Here is a website devoted to Caker cooking which will be familiar to many of you especially if you have ever attended a church supper in Minnesota.
The "cake eater" actually ended up with gal. Hot pups!
Who offers it, today?
Today, first time I heared "twinset", on ladies-clothing. Never read it before. A pullover and a same designed cardigan overhead. Seems to be a nice, timeless basic. But I don't know, if I ever saw this on any woman.
My wife used to wear them all the time about 10 years ago, but I think they have gone out of style. She still does have one that she wears for smart casual things though.
I had a very nice twinset before the moths got to it.
"Mothproofing" is something you don't hear much about anymore. Pity.
Faster then a Saber jet!
"A tall drink of water".
"Hold your horses".
"A month of Sundays".
"Once in a blue moon".
"I don't give a tinker's damn".
Phrases I use because my parents did, but that I rarely hear anyone else use.
"It looks like Old Home Week around here!"
How about whizzing around like a fart in a mitt. My older relatives sometimes used that one, years ago.

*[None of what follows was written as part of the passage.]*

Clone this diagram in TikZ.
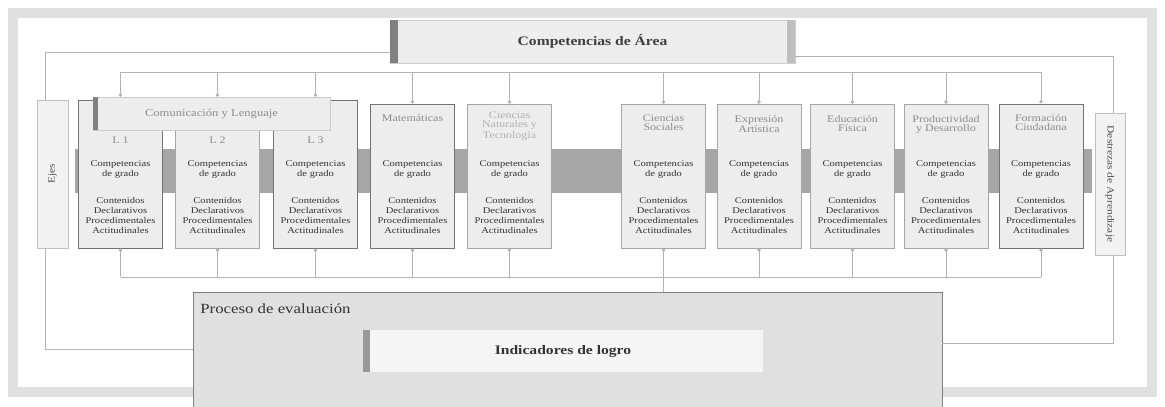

For years I've wondered about the origin of a phrase I first ran across in a 1920s recording engineer's log, in which the technician on duty noted that a "power tube went democratic." From the context it was evident that this tube had suffered a catastrophic failure, and I imagined that there had to be some obscure political origin to the phrase, but I couldn't quite pin it down. But today I came across a note in a turn-of-the-century magazine article indicating that the phrase was in common use among African-Americans in the South during the Reconstruction Era -- when the vote "went Democratic," in a time when the Southern Democratic party stood for disenfranchisement and segregation, circumstances went very much against their interests. How a presumably-white technician in New Jersey in 1929 happened to pick up this obscure bit of forty-year-old slang would likely make an interesting story.
It makes more sense to me, if it would be this: "went demotic", also "went folksy".
On the contrary, it does make sense what LizzieMaine said about that phrase.
I have a diary about the ordeals my ancestor along with others who were
captured by the Mexican army under the command of General Santa Anna
in the mid 1800s.
Some of the words or phrases that were in use back then, probably would not
make much sense to you or anyone else today.
The HBO series “Deadwood” & the florid language that is used
(minus the heavy use of cuss words) is similar in the manner that
the folks expressed themselves .
Phrases that today have gone, “the way of the dodo “.
That is fantastic. Love it.
It's not too much of a stretch to imagine that your radio engineer might have been a jazz fan. After all, even in "the day" jazz records were played on the air. If he were a real aficionado, he may well have been a customer at nightclubs where black jazz musicians played. It seems like a not-unlikely place for him to have picked up slang current among the musicians.